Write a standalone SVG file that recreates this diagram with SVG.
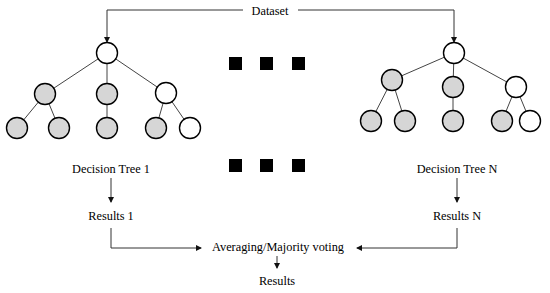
<svg xmlns="http://www.w3.org/2000/svg" width="550" height="293" viewBox="0 0 550 293">
<style>
.t{font-family:"Liberation Serif","Times New Roman",serif;font-size:12.3px;fill:#000;text-anchor:middle}
.w{fill:#fff;stroke:#000;stroke-width:1.4}
.g{fill:#d6d6d6;stroke:#000;stroke-width:1.4}
.e{stroke:#444;stroke-width:1;fill:none}
.a{stroke:#333;stroke-width:1;fill:none}
.sq{fill:#000}
</style>
<defs>
<marker id="ah" markerWidth="6" markerHeight="6" refX="5" refY="3" orient="auto" markerUnits="userSpaceOnUse">
<path d="M0,0 L6,3 L0,6 z" fill="#111"/>
</marker>
</defs>
<rect width="550" height="293" fill="#fff"/>
<g id="connectors">
<line class="e" x1="107" y1="53" x2="45" y2="94"/>
<line class="e" x1="107" y1="53" x2="107" y2="94"/>
<line class="e" x1="107" y1="53" x2="166" y2="93"/>
<line class="e" x1="45" y1="94" x2="17" y2="128"/>
<line class="e" x1="45" y1="94" x2="59" y2="128"/>
<line class="e" x1="107" y1="94" x2="107" y2="128"/>
<line class="e" x1="166" y1="93" x2="156" y2="128"/>
<line class="e" x1="166" y1="93" x2="190" y2="128"/>
<line class="e" x1="454" y1="53" x2="392" y2="80"/>
<line class="e" x1="454" y1="53" x2="453" y2="87"/>
<line class="e" x1="454" y1="53" x2="516" y2="87"/>
<line class="e" x1="392" y1="80" x2="371" y2="121"/>
<line class="e" x1="392" y1="80" x2="405" y2="121"/>
<line class="e" x1="453" y1="87" x2="453" y2="121"/>
<line class="e" x1="516" y1="87" x2="502" y2="121"/>
<line class="e" x1="516" y1="87" x2="530" y2="121"/>
<polyline class="a" points="243,10 107,10 107,42" marker-end="url(#ah)"/>
<polyline class="a" points="298,10 454,10 454,42" marker-end="url(#ah)"/>
<line class="a" x1="111" y1="178" x2="111" y2="202" marker-end="url(#ah)"/>
<line class="a" x1="457" y1="178" x2="457" y2="202" marker-end="url(#ah)"/>
<polyline class="a" points="111,228 111,248 201,248" marker-end="url(#ah)"/>
<polyline class="a" points="457,228 457,248 357,248" marker-end="url(#ah)"/>
<line class="a" x1="277" y1="256" x2="277" y2="268" marker-end="url(#ah)"/>
</g>
<g id="dataset"><text class="t" x="270" y="15">Dataset</text></g>
<g id="tree1">
<g id="t1-root"><circle class="w" cx="107" cy="53" r="10.5"/></g>
<g id="t1-n1"><circle class="g" cx="45" cy="94" r="10.5"/></g>
<g id="t1-n2"><circle class="g" cx="107" cy="94" r="10.5"/></g>
<g id="t1-n3"><circle class="w" cx="166" cy="93" r="10.5"/></g>
<g id="t1-l1"><circle class="g" cx="17" cy="128" r="10.5"/></g>
<g id="t1-l2"><circle class="g" cx="59" cy="128" r="10.5"/></g>
<g id="t1-l3"><circle class="g" cx="107" cy="128" r="10.5"/></g>
<g id="t1-l4"><circle class="g" cx="156" cy="128" r="10.5"/></g>
<g id="t1-l5"><circle class="w" cx="190" cy="128" r="10.5"/></g>
</g>
<g id="treeN">
<g id="tN-root"><circle class="w" cx="454" cy="53" r="10.5"/></g>
<g id="tN-n1"><circle class="g" cx="392" cy="80" r="10.5"/></g>
<g id="tN-n2"><circle class="g" cx="453" cy="87" r="10.5"/></g>
<g id="tN-n3"><circle class="w" cx="516" cy="87" r="10.5"/></g>
<g id="tN-l1"><circle class="g" cx="371" cy="121" r="10.5"/></g>
<g id="tN-l2"><circle class="g" cx="405" cy="121" r="10.5"/></g>
<g id="tN-l3"><circle class="g" cx="453" cy="121" r="10.5"/></g>
<g id="tN-l4"><circle class="g" cx="502" cy="121" r="10.5"/></g>
<g id="tN-l5"><circle class="w" cx="530" cy="121" r="10.5"/></g>
</g>
<g id="dots-top">
<rect class="sq" x="229" y="57" width="13" height="13"/>
<rect class="sq" x="260" y="57" width="13" height="13"/>
<rect class="sq" x="292" y="57" width="13" height="13"/>
</g>
<g id="dots-bottom">
<rect class="sq" x="229" y="159" width="13" height="13"/>
<rect class="sq" x="260" y="159" width="13" height="13"/>
<rect class="sq" x="292" y="159" width="13" height="13"/>
</g>
<g id="label-tree1"><text class="t" x="111" y="173">Decision Tree 1</text></g>
<g id="label-treeN"><text class="t" x="457" y="173">Decision Tree N</text></g>
<g id="results1"><text class="t" x="111" y="220">Results 1</text></g>
<g id="resultsN"><text class="t" x="457" y="220">Results N</text></g>
<g id="averaging"><text class="t" x="278" y="251">Averaging/Majority voting</text></g>
<g id="results"><text class="t" x="277" y="285">Results</text></g>
</svg>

Task objective: Repeat all of the data above word for word, minus the pictures.

Answer to the exercise:
Write a standalone SVG file that recreates this diagram with SVG.
<svg xmlns="http://www.w3.org/2000/svg" width="550" height="293" viewBox="0 0 550 293">
<style>
.t{font-family:"Liberation Serif","Times New Roman",serif;font-size:12.3px;fill:#000;text-anchor:middle}
.w{fill:#fff;stroke:#000;stroke-width:1.4}
.g{fill:#d6d6d6;stroke:#000;stroke-width:1.4}
.e{stroke:#444;stroke-width:1;fill:none}
.a{stroke:#333;stroke-width:1;fill:none}
.sq{fill:#000}
</style>
<defs>
<marker id="ah" markerWidth="6" markerHeight="6" refX="5" refY="3" orient="auto" markerUnits="userSpaceOnUse">
<path d="M0,0 L6,3 L0,6 z" fill="#111"/>
</marker>
</defs>
<rect width="550" height="293" fill="#fff"/>
<g id="connectors">
<line class="e" x1="107" y1="53" x2="45" y2="94"/>
<line class="e" x1="107" y1="53" x2="107" y2="94"/>
<line class="e" x1="107" y1="53" x2="166" y2="93"/>
<line class="e" x1="45" y1="94" x2="17" y2="128"/>
<line class="e" x1="45" y1="94" x2="59" y2="128"/>
<line class="e" x1="107" y1="94" x2="107" y2="128"/>
<line class="e" x1="166" y1="93" x2="156" y2="128"/>
<line class="e" x1="166" y1="93" x2="190" y2="128"/>
<line class="e" x1="454" y1="53" x2="392" y2="80"/>
<line class="e" x1="454" y1="53" x2="453" y2="87"/>
<line class="e" x1="454" y1="53" x2="516" y2="87"/>
<line class="e" x1="392" y1="80" x2="371" y2="121"/>
<line class="e" x1="392" y1="80" x2="405" y2="121"/>
<line class="e" x1="453" y1="87" x2="453" y2="121"/>
<line class="e" x1="516" y1="87" x2="502" y2="121"/>
<line class="e" x1="516" y1="87" x2="530" y2="121"/>
<polyline class="a" points="243,10 107,10 107,42" marker-end="url(#ah)"/>
<polyline class="a" points="298,10 454,10 454,42" marker-end="url(#ah)"/>
<line class="a" x1="111" y1="178" x2="111" y2="202" marker-end="url(#ah)"/>
<line class="a" x1="457" y1="178" x2="457" y2="202" marker-end="url(#ah)"/>
<polyline class="a" points="111,228 111,248 201,248" marker-end="url(#ah)"/>
<polyline class="a" points="457,228 457,248 357,248" marker-end="url(#ah)"/>
<line class="a" x1="277" y1="256" x2="277" y2="268" marker-end="url(#ah)"/>
</g>
<g id="dataset"><text class="t" x="270" y="15">Dataset</text></g>
<g id="tree1">
<g id="t1-root"><circle class="w" cx="107" cy="53" r="10.5"/></g>
<g id="t1-n1"><circle class="g" cx="45" cy="94" r="10.5"/></g>
<g id="t1-n2"><circle class="g" cx="107" cy="94" r="10.5"/></g>
<g id="t1-n3"><circle class="w" cx="166" cy="93" r="10.5"/></g>
<g id="t1-l1"><circle class="g" cx="17" cy="128" r="10.5"/></g>
<g id="t1-l2"><circle class="g" cx="59" cy="128" r="10.5"/></g>
<g id="t1-l3"><circle class="g" cx="107" cy="128" r="10.5"/></g>
<g id="t1-l4"><circle class="g" cx="156" cy="128" r="10.5"/></g>
<g id="t1-l5"><circle class="w" cx="190" cy="128" r="10.5"/></g>
</g>
<g id="treeN">
<g id="tN-root"><circle class="w" cx="454" cy="53" r="10.5"/></g>
<g id="tN-n1"><circle class="g" cx="392" cy="80" r="10.5"/></g>
<g id="tN-n2"><circle class="g" cx="453" cy="87" r="10.5"/></g>
<g id="tN-n3"><circle class="w" cx="516" cy="87" r="10.5"/></g>
<g id="tN-l1"><circle class="g" cx="371" cy="121" r="10.5"/></g>
<g id="tN-l2"><circle class="g" cx="405" cy="121" r="10.5"/></g>
<g id="tN-l3"><circle class="g" cx="453" cy="121" r="10.5"/></g>
<g id="tN-l4"><circle class="g" cx="502" cy="121" r="10.5"/></g>
<g id="tN-l5"><circle class="w" cx="530" cy="121" r="10.5"/></g>
</g>
<g id="dots-top">
<rect class="sq" x="229" y="57" width="13" height="13"/>
<rect class="sq" x="260" y="57" width="13" height="13"/>
<rect class="sq" x="292" y="57" width="13" height="13"/>
</g>
<g id="dots-bottom">
<rect class="sq" x="229" y="159" width="13" height="13"/>
<rect class="sq" x="260" y="159" width="13" height="13"/>
<rect class="sq" x="292" y="159" width="13" height="13"/>
</g>
<g id="label-tree1"><text class="t" x="111" y="173">Decision Tree 1</text></g>
<g id="label-treeN"><text class="t" x="457" y="173">Decision Tree N</text></g>
<g id="results1"><text class="t" x="111" y="220">Results 1</text></g>
<g id="resultsN"><text class="t" x="457" y="220">Results N</text></g>
<g id="averaging"><text class="t" x="278" y="251">Averaging/Majority voting</text></g>
<g id="results"><text class="t" x="277" y="285">Results</text></g>
</svg>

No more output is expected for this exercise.